— Start Material —

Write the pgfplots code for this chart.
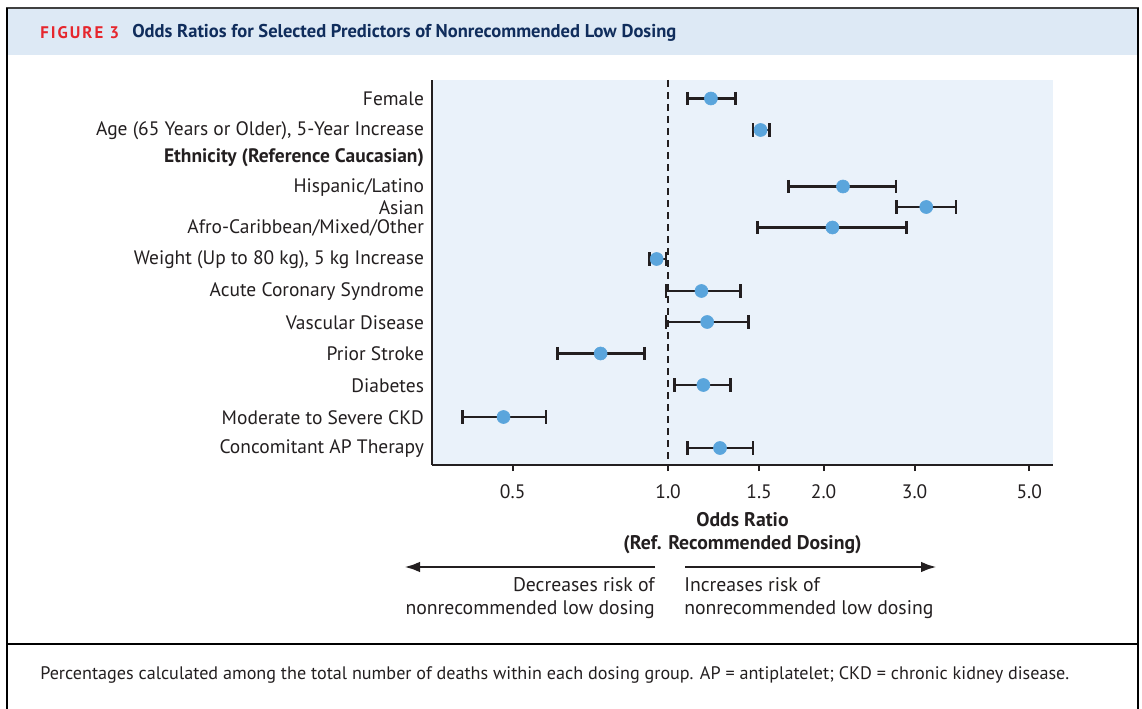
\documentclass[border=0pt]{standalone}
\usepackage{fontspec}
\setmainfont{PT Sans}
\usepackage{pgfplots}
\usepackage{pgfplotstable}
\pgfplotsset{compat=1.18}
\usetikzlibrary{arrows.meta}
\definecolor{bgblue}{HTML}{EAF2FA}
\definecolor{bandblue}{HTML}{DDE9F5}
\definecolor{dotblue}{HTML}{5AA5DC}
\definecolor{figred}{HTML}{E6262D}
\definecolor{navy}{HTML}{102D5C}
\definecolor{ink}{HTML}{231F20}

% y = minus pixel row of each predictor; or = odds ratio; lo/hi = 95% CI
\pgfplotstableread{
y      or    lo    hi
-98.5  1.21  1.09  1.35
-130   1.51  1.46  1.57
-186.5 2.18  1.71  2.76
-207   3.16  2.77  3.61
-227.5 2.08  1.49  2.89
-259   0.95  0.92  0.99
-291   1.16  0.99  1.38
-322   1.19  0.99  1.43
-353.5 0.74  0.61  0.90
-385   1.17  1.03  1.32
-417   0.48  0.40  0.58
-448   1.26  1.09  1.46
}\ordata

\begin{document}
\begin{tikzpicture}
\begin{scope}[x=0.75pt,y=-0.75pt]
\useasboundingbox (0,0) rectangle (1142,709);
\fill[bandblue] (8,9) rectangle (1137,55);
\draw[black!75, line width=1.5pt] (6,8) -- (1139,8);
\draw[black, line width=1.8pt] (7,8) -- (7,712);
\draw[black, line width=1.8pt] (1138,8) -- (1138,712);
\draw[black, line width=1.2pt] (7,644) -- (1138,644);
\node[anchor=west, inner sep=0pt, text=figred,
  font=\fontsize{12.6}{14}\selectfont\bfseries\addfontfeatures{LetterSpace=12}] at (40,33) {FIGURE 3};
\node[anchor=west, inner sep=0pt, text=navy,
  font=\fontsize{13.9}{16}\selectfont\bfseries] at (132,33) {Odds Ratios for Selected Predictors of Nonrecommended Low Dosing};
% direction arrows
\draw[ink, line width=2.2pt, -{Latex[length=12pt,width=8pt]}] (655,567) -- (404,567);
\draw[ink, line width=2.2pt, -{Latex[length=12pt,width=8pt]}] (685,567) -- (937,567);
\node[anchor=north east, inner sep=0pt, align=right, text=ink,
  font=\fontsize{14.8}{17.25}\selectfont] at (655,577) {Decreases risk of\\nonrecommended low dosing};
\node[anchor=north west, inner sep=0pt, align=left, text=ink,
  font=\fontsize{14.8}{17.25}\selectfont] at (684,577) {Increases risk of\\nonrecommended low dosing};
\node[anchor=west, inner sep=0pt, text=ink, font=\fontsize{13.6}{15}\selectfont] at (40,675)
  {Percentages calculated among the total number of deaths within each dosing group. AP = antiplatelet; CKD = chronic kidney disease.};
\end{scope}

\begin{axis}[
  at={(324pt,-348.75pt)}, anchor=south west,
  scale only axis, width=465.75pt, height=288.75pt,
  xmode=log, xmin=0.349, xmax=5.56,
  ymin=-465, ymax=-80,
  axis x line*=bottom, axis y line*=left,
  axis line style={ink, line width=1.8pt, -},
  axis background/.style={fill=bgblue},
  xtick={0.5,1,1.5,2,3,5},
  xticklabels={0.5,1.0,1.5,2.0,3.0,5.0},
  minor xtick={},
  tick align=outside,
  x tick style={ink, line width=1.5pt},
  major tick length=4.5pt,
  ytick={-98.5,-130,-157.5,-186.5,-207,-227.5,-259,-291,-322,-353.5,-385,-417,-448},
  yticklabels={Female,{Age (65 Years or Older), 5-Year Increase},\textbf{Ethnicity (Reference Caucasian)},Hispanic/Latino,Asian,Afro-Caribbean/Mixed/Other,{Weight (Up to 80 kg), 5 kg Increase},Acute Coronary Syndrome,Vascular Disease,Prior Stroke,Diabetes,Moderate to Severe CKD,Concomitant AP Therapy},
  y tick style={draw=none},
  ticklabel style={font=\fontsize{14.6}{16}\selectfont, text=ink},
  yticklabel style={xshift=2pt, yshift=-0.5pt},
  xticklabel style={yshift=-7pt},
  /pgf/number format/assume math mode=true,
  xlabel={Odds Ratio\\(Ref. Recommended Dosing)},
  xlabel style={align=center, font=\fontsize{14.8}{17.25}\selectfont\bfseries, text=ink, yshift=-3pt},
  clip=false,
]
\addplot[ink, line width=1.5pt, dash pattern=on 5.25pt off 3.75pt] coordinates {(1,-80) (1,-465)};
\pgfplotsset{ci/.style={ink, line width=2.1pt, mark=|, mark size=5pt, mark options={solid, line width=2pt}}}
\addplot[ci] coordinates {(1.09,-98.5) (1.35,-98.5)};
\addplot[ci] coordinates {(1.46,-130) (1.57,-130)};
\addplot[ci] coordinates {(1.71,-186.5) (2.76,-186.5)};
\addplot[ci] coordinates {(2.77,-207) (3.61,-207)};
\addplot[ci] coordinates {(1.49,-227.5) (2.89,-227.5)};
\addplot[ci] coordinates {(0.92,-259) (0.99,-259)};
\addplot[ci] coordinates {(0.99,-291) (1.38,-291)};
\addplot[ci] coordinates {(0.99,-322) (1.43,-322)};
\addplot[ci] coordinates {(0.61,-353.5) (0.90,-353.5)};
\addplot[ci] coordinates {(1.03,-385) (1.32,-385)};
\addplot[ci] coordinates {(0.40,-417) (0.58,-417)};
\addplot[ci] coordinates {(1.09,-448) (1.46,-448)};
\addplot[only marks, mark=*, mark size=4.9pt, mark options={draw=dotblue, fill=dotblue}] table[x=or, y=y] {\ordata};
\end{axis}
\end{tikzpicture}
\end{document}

— End Material —

What the exercise asks:
From the listing, extract all text exactly as given and drop any picture.

Solution to the problem:
Write the pgfplots code for this chart.
\documentclass[border=0pt]{standalone}
\usepackage{fontspec}
\setmainfont{PT Sans}
\usepackage{pgfplots}
\usepackage{pgfplotstable}
\pgfplotsset{compat=1.18}
\usetikzlibrary{arrows.meta}
\definecolor{bgblue}{HTML}{EAF2FA}
\definecolor{bandblue}{HTML}{DDE9F5}
\definecolor{dotblue}{HTML}{5AA5DC}
\definecolor{figred}{HTML}{E6262D}
\definecolor{navy}{HTML}{102D5C}
\definecolor{ink}{HTML}{231F20}

% y = minus pixel row of each predictor; or = odds ratio; lo/hi = 95% CI
\pgfplotstableread{
y      or    lo    hi
-98.5  1.21  1.09  1.35
-130   1.51  1.46  1.57
-186.5 2.18  1.71  2.76
-207   3.16  2.77  3.61
-227.5 2.08  1.49  2.89
-259   0.95  0.92  0.99
-291   1.16  0.99  1.38
-322   1.19  0.99  1.43
-353.5 0.74  0.61  0.90
-385   1.17  1.03  1.32
-417   0.48  0.40  0.58
-448   1.26  1.09  1.46
}\ordata

\begin{document}
\begin{tikzpicture}
\begin{scope}[x=0.75pt,y=-0.75pt]
\useasboundingbox (0,0) rectangle (1142,709);
\fill[bandblue] (8,9) rectangle (1137,55);
\draw[black!75, line width=1.5pt] (6,8) -- (1139,8);
\draw[black, line width=1.8pt] (7,8) -- (7,712);
\draw[black, line width=1.8pt] (1138,8) -- (1138,712);
\draw[black, line width=1.2pt] (7,644) -- (1138,644);
\node[anchor=west, inner sep=0pt, text=figred,
  font=\fontsize{12.6}{14}\selectfont\bfseries\addfontfeatures{LetterSpace=12}] at (40,33) {FIGURE 3};
\node[anchor=west, inner sep=0pt, text=navy,
  font=\fontsize{13.9}{16}\selectfont\bfseries] at (132,33) {Odds Ratios for Selected Predictors of Nonrecommended Low Dosing};
% direction arrows
\draw[ink, line width=2.2pt, -{Latex[length=12pt,width=8pt]}] (655,567) -- (404,567);
\draw[ink, line width=2.2pt, -{Latex[length=12pt,width=8pt]}] (685,567) -- (937,567);
\node[anchor=north east, inner sep=0pt, align=right, text=ink,
  font=\fontsize{14.8}{17.25}\selectfont] at (655,577) {Decreases risk of\\nonrecommended low dosing};
\node[anchor=north west, inner sep=0pt, align=left, text=ink,
  font=\fontsize{14.8}{17.25}\selectfont] at (684,577) {Increases risk of\\nonrecommended low dosing};
\node[anchor=west, inner sep=0pt, text=ink, font=\fontsize{13.6}{15}\selectfont] at (40,675)
  {Percentages calculated among the total number of deaths within each dosing group. AP = antiplatelet; CKD = chronic kidney disease.};
\end{scope}

\begin{axis}[
  at={(324pt,-348.75pt)}, anchor=south west,
  scale only axis, width=465.75pt, height=288.75pt,
  xmode=log, xmin=0.349, xmax=5.56,
  ymin=-465, ymax=-80,
  axis x line*=bottom, axis y line*=left,
  axis line style={ink, line width=1.8pt, -},
  axis background/.style={fill=bgblue},
  xtick={0.5,1,1.5,2,3,5},
  xticklabels={0.5,1.0,1.5,2.0,3.0,5.0},
  minor xtick={},
  tick align=outside,
  x tick style={ink, line width=1.5pt},
  major tick length=4.5pt,
  ytick={-98.5,-130,-157.5,-186.5,-207,-227.5,-259,-291,-322,-353.5,-385,-417,-448},
  yticklabels={Female,{Age (65 Years or Older), 5-Year Increase},\textbf{Ethnicity (Reference Caucasian)},Hispanic/Latino,Asian,Afro-Caribbean/Mixed/Other,{Weight (Up to 80 kg), 5 kg Increase},Acute Coronary Syndrome,Vascular Disease,Prior Stroke,Diabetes,Moderate to Severe CKD,Concomitant AP Therapy},
  y tick style={draw=none},
  ticklabel style={font=\fontsize{14.6}{16}\selectfont, text=ink},
  yticklabel style={xshift=2pt, yshift=-0.5pt},
  xticklabel style={yshift=-7pt},
  /pgf/number format/assume math mode=true,
  xlabel={Odds Ratio\\(Ref. Recommended Dosing)},
  xlabel style={align=center, font=\fontsize{14.8}{17.25}\selectfont\bfseries, text=ink, yshift=-3pt},
  clip=false,
]
\addplot[ink, line width=1.5pt, dash pattern=on 5.25pt off 3.75pt] coordinates {(1,-80) (1,-465)};
\pgfplotsset{ci/.style={ink, line width=2.1pt, mark=|, mark size=5pt, mark options={solid, line width=2pt}}}
\addplot[ci] coordinates {(1.09,-98.5) (1.35,-98.5)};
\addplot[ci] coordinates {(1.46,-130) (1.57,-130)};
\addplot[ci] coordinates {(1.71,-186.5) (2.76,-186.5)};
\addplot[ci] coordinates {(2.77,-207) (3.61,-207)};
\addplot[ci] coordinates {(1.49,-227.5) (2.89,-227.5)};
\addplot[ci] coordinates {(0.92,-259) (0.99,-259)};
\addplot[ci] coordinates {(0.99,-291) (1.38,-291)};
\addplot[ci] coordinates {(0.99,-322) (1.43,-322)};
\addplot[ci] coordinates {(0.61,-353.5) (0.90,-353.5)};
\addplot[ci] coordinates {(1.03,-385) (1.32,-385)};
\addplot[ci] coordinates {(0.40,-417) (0.58,-417)};
\addplot[ci] coordinates {(1.09,-448) (1.46,-448)};
\addplot[only marks, mark=*, mark size=4.9pt, mark options={draw=dotblue, fill=dotblue}] table[x=or, y=y] {\ordata};
\end{axis}
\end{tikzpicture}
\end{document}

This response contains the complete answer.